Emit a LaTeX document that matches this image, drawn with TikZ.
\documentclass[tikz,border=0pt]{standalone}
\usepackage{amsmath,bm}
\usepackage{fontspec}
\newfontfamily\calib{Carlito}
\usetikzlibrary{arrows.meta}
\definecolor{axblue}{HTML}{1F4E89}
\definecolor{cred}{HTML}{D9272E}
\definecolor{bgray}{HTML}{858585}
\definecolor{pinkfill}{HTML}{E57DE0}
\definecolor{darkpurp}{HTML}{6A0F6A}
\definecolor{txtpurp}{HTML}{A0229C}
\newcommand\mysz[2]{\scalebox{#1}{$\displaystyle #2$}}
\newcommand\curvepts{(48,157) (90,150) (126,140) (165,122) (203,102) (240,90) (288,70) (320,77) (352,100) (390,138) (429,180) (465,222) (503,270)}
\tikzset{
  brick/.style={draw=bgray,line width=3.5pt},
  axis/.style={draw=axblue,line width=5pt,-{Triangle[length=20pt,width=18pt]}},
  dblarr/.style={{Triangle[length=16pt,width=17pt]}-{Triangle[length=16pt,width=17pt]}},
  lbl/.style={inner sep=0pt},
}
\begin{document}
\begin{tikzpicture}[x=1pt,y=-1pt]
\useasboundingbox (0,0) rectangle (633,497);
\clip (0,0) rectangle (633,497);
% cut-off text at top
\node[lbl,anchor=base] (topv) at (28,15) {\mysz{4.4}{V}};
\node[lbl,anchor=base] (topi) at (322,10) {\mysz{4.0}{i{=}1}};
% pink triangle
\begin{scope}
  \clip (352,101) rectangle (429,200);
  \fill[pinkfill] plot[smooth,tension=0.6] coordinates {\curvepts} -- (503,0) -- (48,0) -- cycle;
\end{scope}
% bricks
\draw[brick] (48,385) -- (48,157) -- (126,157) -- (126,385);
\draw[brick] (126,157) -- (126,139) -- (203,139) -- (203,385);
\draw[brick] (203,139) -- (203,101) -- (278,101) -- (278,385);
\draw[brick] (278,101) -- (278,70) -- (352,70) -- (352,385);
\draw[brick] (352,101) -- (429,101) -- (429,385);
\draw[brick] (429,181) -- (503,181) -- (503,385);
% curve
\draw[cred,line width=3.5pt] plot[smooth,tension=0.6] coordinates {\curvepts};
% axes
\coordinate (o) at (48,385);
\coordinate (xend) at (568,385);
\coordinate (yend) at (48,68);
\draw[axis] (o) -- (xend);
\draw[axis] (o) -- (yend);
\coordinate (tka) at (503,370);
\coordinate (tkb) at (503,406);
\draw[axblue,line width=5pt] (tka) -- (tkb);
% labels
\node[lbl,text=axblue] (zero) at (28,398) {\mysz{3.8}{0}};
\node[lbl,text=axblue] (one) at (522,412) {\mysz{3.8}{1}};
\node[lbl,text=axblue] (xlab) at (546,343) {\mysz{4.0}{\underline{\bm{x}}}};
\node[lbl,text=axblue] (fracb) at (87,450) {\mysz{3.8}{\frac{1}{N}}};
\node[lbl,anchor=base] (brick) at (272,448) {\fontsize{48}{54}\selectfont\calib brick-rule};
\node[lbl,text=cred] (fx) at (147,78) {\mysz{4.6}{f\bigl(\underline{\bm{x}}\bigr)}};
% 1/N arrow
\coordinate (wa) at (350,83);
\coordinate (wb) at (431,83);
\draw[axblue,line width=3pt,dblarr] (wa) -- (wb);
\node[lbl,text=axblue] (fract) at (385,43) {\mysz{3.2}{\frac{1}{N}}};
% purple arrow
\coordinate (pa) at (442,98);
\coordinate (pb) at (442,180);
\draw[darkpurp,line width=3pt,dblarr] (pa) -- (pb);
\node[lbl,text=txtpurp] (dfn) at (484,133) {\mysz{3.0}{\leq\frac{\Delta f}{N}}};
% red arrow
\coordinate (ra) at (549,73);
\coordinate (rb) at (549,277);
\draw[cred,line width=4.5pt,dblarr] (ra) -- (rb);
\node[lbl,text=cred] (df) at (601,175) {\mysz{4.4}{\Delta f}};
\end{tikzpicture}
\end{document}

--

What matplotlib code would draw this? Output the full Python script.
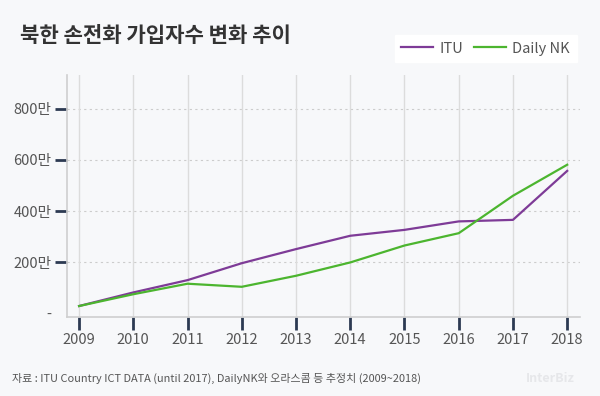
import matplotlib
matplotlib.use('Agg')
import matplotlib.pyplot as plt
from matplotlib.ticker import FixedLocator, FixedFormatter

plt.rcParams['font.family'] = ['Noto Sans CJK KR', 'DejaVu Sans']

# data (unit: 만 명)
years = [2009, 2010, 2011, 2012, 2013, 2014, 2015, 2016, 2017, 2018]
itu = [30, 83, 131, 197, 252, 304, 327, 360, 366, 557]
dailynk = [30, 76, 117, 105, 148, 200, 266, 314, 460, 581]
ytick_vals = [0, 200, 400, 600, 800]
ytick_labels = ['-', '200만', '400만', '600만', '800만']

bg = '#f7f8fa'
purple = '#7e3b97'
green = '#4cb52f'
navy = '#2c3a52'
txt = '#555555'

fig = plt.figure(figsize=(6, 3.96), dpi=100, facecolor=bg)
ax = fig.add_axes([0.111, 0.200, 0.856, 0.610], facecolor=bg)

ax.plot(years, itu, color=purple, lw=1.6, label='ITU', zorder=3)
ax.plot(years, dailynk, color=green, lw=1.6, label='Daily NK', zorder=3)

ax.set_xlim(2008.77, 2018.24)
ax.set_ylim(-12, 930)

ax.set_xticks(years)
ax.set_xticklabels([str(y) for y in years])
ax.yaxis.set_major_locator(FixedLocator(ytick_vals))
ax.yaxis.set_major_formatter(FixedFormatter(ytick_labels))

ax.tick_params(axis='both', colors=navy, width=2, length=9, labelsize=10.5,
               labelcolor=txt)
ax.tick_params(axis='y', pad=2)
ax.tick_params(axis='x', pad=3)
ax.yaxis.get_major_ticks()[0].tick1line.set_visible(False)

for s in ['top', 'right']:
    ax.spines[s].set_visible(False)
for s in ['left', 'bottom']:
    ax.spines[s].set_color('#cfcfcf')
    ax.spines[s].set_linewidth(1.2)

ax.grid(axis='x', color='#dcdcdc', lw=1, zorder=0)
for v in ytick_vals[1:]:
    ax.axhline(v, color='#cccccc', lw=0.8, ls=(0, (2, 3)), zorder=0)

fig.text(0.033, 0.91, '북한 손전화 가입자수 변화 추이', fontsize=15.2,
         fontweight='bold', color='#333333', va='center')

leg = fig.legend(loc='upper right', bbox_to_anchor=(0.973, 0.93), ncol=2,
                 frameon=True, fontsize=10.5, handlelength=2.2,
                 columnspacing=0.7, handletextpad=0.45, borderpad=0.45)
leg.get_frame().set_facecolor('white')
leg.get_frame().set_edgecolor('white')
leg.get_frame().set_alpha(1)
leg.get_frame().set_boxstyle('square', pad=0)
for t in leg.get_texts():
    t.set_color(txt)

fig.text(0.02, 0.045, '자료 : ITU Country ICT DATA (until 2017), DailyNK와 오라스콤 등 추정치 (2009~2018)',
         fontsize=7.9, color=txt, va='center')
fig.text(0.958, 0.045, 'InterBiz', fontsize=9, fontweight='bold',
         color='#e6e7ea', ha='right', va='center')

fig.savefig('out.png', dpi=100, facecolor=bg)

• Exercise description:
Check the data for the word "this" and pull out the lines that have it.

• Reply to the task:
Emit a LaTeX document that matches this image, drawn with TikZ.
What matplotlib code would draw this? Output the full Python script.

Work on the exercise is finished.